- [Required work]: Extract, in full, the lines below, beginning at the first and ending with the line that contains "ref_v = [900, 1600, 900, 1600, 900]". Pictures do not belong in the copy.

- [Data excerpt]:
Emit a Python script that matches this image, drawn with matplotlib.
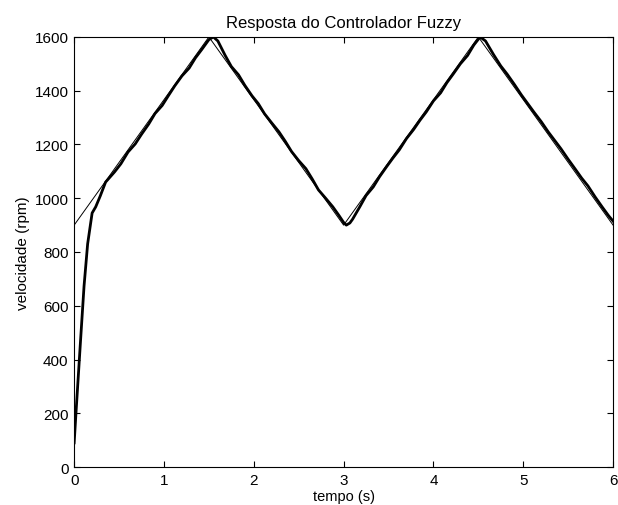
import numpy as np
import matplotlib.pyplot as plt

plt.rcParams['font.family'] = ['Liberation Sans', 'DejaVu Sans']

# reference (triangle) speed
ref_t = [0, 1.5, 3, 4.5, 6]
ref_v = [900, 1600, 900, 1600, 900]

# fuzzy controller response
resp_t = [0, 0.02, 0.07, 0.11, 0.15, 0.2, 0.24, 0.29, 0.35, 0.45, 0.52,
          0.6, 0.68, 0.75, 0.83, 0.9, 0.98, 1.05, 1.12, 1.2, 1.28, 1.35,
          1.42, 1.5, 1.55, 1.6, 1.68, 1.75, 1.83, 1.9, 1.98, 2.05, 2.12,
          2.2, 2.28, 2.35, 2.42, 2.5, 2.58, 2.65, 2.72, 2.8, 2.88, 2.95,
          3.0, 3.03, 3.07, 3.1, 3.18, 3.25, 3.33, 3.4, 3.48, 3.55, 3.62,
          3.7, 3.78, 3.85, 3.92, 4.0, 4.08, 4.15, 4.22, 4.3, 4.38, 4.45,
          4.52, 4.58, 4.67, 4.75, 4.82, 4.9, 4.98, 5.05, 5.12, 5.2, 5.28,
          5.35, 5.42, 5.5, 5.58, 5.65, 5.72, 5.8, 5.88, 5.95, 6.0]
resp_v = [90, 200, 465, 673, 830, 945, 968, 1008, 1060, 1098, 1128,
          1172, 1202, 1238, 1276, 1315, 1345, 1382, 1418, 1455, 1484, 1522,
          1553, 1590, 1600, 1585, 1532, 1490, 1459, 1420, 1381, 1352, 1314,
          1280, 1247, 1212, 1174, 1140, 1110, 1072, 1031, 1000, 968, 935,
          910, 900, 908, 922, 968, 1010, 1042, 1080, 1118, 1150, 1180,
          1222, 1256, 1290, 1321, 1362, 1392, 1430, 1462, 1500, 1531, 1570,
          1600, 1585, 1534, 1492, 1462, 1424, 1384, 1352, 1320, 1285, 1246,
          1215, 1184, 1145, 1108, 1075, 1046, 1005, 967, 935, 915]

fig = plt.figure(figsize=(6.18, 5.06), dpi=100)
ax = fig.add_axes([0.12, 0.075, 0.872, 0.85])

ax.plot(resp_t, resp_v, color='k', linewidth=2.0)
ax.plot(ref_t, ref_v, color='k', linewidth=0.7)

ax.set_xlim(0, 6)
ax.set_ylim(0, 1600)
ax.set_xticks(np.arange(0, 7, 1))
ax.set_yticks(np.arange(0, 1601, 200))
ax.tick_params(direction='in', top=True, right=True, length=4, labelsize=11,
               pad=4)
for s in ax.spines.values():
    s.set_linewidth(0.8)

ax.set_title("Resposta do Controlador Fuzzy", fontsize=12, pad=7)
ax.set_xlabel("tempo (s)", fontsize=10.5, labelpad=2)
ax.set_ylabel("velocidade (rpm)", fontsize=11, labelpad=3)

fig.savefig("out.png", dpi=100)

- [Exercise response]:
Emit a Python script that matches this image, drawn with matplotlib.
import numpy as np
import matplotlib.pyplot as plt

plt.rcParams['font.family'] = ['Liberation Sans', 'DejaVu Sans']

# reference (triangle) speed
ref_t = [0, 1.5, 3, 4.5, 6]
ref_v = [900, 1600, 900, 1600, 900]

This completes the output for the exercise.